→ What to do
Take the line containing "Give me the" as the first line and the line containing "var myChart = echarts.init(document.getElementById('myChart'));" as the last, and output that span verbatim without any images.

→ Material
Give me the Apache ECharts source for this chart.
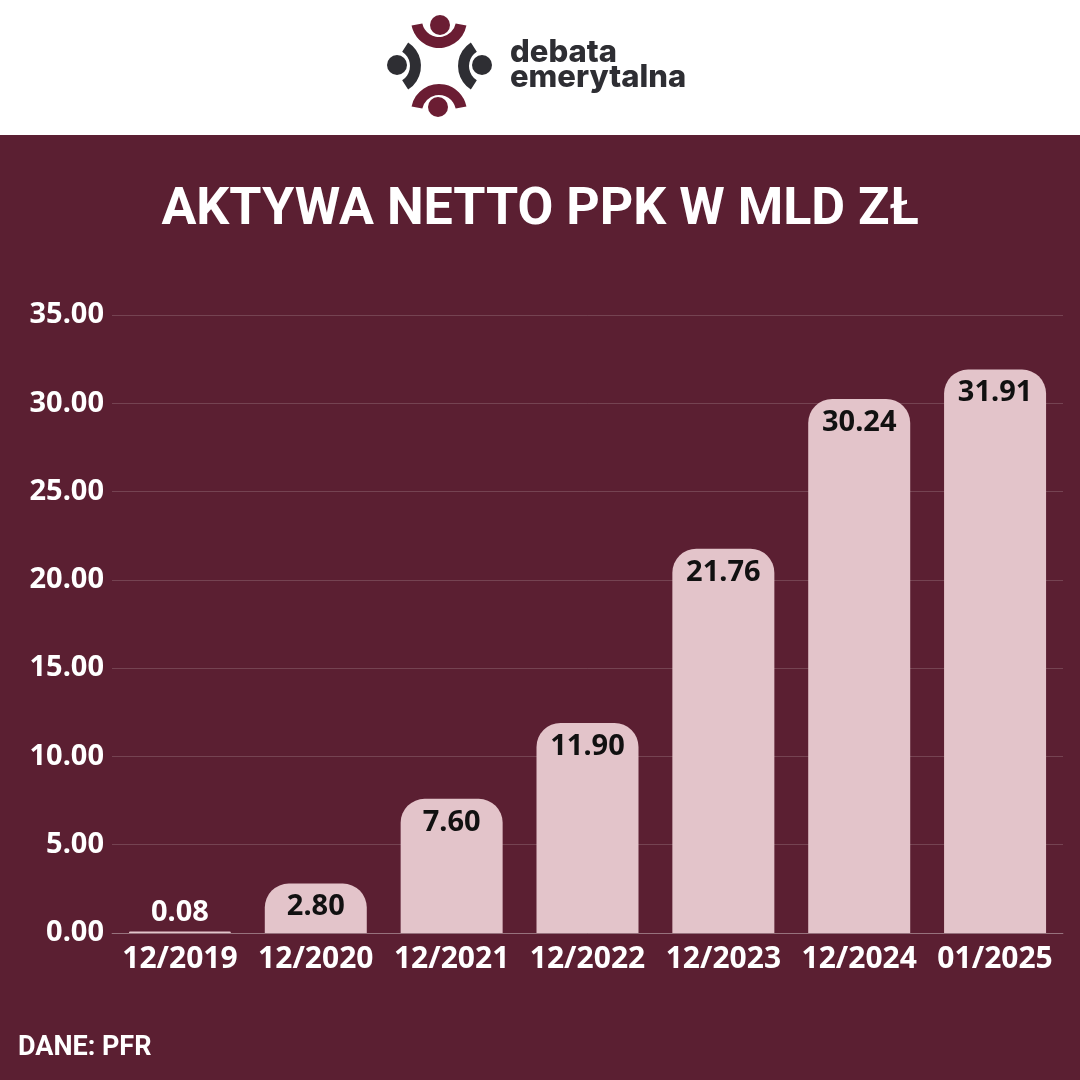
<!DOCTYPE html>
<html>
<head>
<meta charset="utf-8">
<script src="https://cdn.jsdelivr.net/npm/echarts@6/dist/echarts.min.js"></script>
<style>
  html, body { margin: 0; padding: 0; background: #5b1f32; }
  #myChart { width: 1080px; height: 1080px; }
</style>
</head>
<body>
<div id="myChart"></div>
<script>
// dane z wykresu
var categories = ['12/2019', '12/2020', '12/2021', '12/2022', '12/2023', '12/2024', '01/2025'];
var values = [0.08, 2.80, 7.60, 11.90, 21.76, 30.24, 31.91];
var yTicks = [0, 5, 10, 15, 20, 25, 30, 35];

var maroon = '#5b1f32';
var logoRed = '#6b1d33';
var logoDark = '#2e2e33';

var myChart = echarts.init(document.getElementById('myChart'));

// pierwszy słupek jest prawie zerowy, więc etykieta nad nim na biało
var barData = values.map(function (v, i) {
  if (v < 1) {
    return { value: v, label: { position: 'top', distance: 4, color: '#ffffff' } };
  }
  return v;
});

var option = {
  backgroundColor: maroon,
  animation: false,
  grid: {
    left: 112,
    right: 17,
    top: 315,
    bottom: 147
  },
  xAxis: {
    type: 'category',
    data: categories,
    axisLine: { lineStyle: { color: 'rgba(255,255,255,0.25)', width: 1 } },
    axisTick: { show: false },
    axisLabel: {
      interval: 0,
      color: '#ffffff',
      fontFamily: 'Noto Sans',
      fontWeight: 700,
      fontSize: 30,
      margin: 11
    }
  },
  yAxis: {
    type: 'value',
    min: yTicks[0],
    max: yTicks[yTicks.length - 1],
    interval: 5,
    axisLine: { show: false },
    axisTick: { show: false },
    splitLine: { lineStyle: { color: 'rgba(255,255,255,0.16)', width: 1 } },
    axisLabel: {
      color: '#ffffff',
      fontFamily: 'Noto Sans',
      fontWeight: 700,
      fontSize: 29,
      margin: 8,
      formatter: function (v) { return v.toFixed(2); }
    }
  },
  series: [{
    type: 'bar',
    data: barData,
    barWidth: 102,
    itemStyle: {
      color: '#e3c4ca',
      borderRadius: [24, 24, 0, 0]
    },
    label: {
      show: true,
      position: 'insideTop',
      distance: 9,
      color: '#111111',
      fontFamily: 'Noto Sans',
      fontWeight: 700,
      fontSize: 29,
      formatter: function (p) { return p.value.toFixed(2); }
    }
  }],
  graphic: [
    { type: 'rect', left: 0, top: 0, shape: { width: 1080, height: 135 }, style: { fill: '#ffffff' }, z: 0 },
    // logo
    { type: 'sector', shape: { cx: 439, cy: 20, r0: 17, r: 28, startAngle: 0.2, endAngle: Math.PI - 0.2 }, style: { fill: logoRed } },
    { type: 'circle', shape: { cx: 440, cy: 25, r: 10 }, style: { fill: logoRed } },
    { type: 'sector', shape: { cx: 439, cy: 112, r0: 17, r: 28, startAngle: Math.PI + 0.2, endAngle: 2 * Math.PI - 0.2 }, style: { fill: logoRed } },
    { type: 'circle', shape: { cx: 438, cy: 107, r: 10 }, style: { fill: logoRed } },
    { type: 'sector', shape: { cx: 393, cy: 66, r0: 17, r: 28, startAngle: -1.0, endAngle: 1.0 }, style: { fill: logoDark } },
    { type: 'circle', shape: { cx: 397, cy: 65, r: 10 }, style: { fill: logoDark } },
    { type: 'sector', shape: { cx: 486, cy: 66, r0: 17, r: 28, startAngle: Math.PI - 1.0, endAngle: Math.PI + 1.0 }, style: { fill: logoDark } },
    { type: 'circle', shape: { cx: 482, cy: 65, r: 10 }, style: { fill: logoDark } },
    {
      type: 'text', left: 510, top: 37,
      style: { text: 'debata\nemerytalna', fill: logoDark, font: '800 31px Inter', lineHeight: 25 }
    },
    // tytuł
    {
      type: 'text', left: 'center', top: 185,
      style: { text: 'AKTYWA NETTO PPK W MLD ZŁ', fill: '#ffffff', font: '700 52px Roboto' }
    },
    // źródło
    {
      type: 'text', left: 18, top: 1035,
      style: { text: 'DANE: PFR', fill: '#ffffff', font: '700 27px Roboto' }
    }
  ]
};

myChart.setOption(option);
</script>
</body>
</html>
--
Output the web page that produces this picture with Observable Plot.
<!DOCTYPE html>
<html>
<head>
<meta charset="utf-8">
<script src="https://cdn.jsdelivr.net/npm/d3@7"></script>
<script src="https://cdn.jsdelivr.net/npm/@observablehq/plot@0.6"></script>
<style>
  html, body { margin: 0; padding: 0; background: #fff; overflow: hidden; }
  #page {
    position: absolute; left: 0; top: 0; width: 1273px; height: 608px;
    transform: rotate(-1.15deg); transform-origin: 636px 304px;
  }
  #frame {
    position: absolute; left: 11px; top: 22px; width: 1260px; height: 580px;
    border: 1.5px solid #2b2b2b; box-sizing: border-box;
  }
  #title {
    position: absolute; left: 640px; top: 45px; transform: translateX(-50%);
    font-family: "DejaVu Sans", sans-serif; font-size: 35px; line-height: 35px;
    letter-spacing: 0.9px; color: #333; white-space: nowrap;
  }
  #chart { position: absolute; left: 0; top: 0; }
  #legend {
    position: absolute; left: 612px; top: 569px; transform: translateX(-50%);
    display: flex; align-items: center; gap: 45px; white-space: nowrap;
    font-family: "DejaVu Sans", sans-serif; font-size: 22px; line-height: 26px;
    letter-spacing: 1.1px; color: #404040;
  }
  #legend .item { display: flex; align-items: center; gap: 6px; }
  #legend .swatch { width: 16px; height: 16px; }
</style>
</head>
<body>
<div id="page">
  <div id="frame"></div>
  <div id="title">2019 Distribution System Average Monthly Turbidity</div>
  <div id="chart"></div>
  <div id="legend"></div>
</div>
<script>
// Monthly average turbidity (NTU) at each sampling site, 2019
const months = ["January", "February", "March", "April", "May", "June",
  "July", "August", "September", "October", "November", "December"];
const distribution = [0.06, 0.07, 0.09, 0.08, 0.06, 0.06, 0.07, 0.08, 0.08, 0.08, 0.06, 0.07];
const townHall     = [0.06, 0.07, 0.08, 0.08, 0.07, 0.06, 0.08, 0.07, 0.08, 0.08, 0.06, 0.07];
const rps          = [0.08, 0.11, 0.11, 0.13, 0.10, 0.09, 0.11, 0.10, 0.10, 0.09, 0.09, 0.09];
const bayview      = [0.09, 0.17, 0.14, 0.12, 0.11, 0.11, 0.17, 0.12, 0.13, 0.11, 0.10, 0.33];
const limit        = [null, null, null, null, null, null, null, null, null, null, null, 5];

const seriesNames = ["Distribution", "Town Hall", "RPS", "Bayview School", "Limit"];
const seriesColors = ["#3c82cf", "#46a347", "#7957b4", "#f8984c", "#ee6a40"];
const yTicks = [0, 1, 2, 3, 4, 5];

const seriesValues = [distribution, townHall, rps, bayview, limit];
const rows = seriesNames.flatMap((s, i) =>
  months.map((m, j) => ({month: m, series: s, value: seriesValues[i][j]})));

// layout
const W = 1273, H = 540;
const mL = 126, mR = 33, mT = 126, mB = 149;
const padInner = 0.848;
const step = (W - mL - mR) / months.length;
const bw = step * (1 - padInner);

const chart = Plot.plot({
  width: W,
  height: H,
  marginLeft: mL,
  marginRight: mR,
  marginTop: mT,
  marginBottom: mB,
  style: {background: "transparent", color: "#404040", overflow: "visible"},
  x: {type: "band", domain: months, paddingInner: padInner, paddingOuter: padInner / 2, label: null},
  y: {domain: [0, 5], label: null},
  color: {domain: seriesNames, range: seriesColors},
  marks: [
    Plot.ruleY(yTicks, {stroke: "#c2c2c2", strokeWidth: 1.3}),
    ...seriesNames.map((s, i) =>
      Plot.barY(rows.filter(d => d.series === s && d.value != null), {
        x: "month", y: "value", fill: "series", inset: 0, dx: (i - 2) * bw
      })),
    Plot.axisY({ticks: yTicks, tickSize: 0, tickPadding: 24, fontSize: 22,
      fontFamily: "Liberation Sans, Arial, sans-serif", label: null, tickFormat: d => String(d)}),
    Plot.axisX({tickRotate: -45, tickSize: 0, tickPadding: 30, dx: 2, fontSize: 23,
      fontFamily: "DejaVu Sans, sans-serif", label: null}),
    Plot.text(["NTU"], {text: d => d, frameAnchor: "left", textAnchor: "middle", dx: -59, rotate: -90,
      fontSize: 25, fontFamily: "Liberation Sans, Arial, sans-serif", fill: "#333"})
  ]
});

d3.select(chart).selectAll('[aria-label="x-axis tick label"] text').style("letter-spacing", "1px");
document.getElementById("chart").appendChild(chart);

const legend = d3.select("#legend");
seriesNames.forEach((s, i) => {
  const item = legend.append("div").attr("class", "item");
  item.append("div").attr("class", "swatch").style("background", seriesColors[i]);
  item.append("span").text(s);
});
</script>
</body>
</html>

→ Expected output
Give me the Apache ECharts source for this chart.
<!DOCTYPE html>
<html>
<head>
<meta charset="utf-8">
<script src="https://cdn.jsdelivr.net/npm/echarts@6/dist/echarts.min.js"></script>
<style>
  html, body { margin: 0; padding: 0; background: #5b1f32; }
  #myChart { width: 1080px; height: 1080px; }
</style>
</head>
<body>
<div id="myChart"></div>
<script>
// dane z wykresu
var categories = ['12/2019', '12/2020', '12/2021', '12/2022', '12/2023', '12/2024', '01/2025'];
var values = [0.08, 2.80, 7.60, 11.90, 21.76, 30.24, 31.91];
var yTicks = [0, 5, 10, 15, 20, 25, 30, 35];

var maroon = '#5b1f32';
var logoRed = '#6b1d33';
var logoDark = '#2e2e33';

var myChart = echarts.init(document.getElementById('myChart'));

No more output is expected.